At the root of the modern charitable foundation is the structure of the ‘trust’ — the three-way link between the land holder, his trustees and his heir. In the medieval era, the word “trust” was used to connote the faith that the land holder was bestowing in his trustees to honor his wishes — to do right by him.
This same relationship of faith seems embedded in the links between the donor, their trustees, and the public.
In outlining the differences between charitable foundations and corporations or government, Eric Abrahamson argues that unlike corporations (who have shareholders) or government (who responds to citizen’s votes) the only real accountability for philanthropy “is in the public eye.”
He also said that sometimes, throughout history, philanthropists have been “surprised” by just how energetic that public accountability can be, if foundations are not seen as operating in good faith.

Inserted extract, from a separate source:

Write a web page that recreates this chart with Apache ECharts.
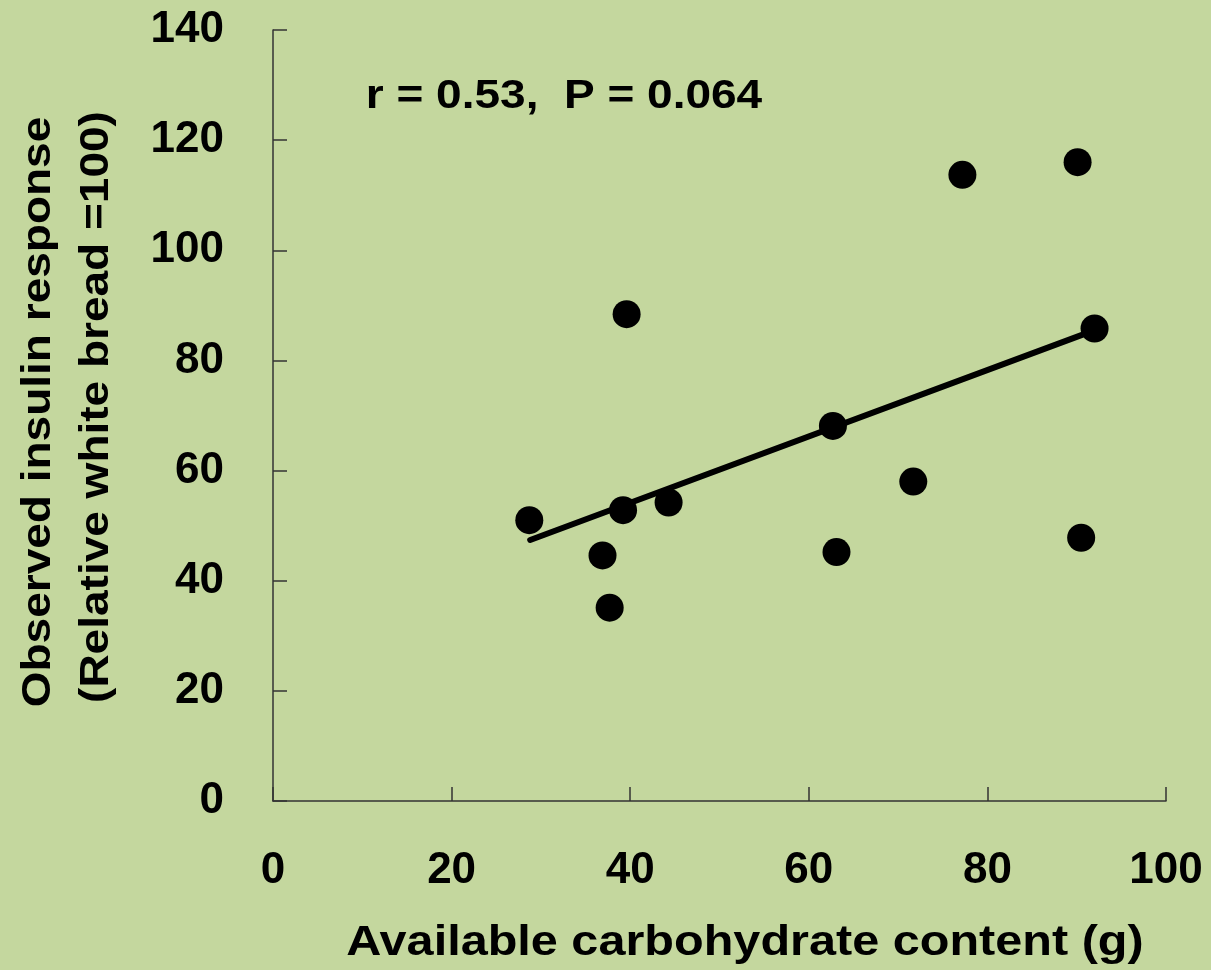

In medieval England, spurred by the Protestant Reformation (and the desire for an annulment of his marriage), King Henry VIII seized much of the Catholic church’s land, vowing to reign in the churches’ excess. And 1969, in the United States, citizens and lawmakers alike pushed for an end to the perpetual foundation, in response to what was seen as “self-dealing” activity, landing ultimately a six percent disbursement quota instead.
Over the past year, this same sort of energy has been on display in relation to the disbursement quota, in op-eds, conference sessions and conversations between colleagues.
Sensing this pressure, the Federal government announced in the 2021 budget that it would engage the charitable sector in consultations about a potential increase to the DQ in 2022. In response, earlier this month, Ed Waitzer, a retired lawyer, penned an op-ed in the Toronto Star, arguing that it’s not the charitable sector who should be consulted — but the public.
If the history of perpetuity demonstrates anything, it’s that today’s crop of powerful philanthropists would be well served by avoiding that fate. Because today, as was the case back then, they have much to gain from perpetuity.